■ **REQUIRED TASK**:
Give back the full listing, character for character, with no pictures.
=== SUPPLIED INFORMATION ===
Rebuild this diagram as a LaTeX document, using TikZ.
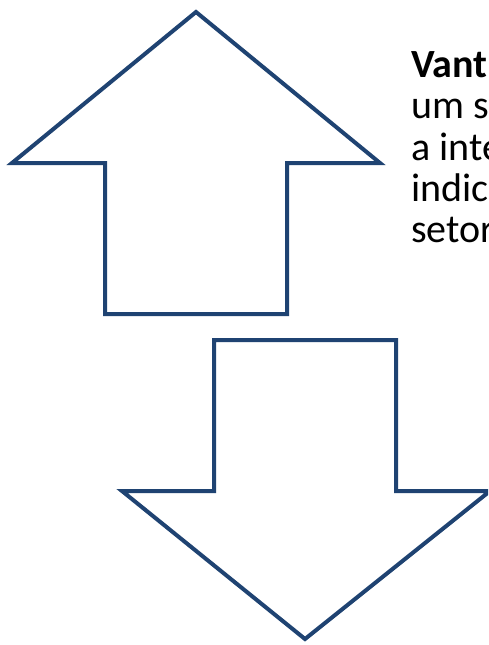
\documentclass[tikz,border=0pt]{standalone}
\usepackage{fontspec}
\setmainfont{Carlito}
\definecolor{arrowblue}{RGB}{31,67,114}
\begin{document}
\begin{tikzpicture}[x=1pt,y=-1pt,
    outline/.style={draw=arrowblue,line width=4pt,line join=miter,fill=white},
    slidetext/.style={anchor=base west,inner sep=0pt,font=\fontsize{40}{41}\selectfont}]
        \useasboundingbox (0,0) rectangle (488,645);
        \clip (0,0) rectangle (488,645);
        % up arrow
        \draw[outline] (196,12) -- (12,163) -- (105,163) -- (105,314) -- (287,314) -- (287,163) -- (380,163) -- cycle;
        % down arrow
        \draw[outline] (214,340) -- (396,340) -- (396,491) -- (490,491) -- (305,639) -- (122,491) -- (214,491) -- cycle;
        % text, cut at the right edge
        \node[slidetext] (line1) at (411,77) {\textbf{Vant}};
        \node[slidetext] (line2) at (411,118) {um s};
        \node[slidetext] (line3) at (411,160) {a inte};
        \node[slidetext] (line4) at (411,201) {indic};
        \node[slidetext] (line5) at (411,242) {setor};
    \end{tikzpicture}
\end{document}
===
■ **TASK SOLUTION**:
Rebuild this diagram as a LaTeX document, using TikZ.
\documentclass[tikz,border=0pt]{standalone}
\usepackage{fontspec}
\setmainfont{Carlito}
\definecolor{arrowblue}{RGB}{31,67,114}
\begin{document}
\begin{tikzpicture}[x=1pt,y=-1pt,
    outline/.style={draw=arrowblue,line width=4pt,line join=miter,fill=white},
    slidetext/.style={anchor=base west,inner sep=0pt,font=\fontsize{40}{41}\selectfont}]
        \useasboundingbox (0,0) rectangle (488,645);
        \clip (0,0) rectangle (488,645);
        % up arrow
        \draw[outline] (196,12) -- (12,163) -- (105,163) -- (105,314) -- (287,314) -- (287,163) -- (380,163) -- cycle;
        % down arrow
        \draw[outline] (214,340) -- (396,340) -- (396,491) -- (490,491) -- (305,639) -- (122,491) -- (214,491) -- cycle;
        % text, cut at the right edge
        \node[slidetext] (line1) at (411,77) {\textbf{Vant}};
        \node[slidetext] (line2) at (411,118) {um s};
        \node[slidetext] (line3) at (411,160) {a inte};
        \node[slidetext] (line4) at (411,201) {indic};
        \node[slidetext] (line5) at (411,242) {setor};
    \end{tikzpicture}
\end{document}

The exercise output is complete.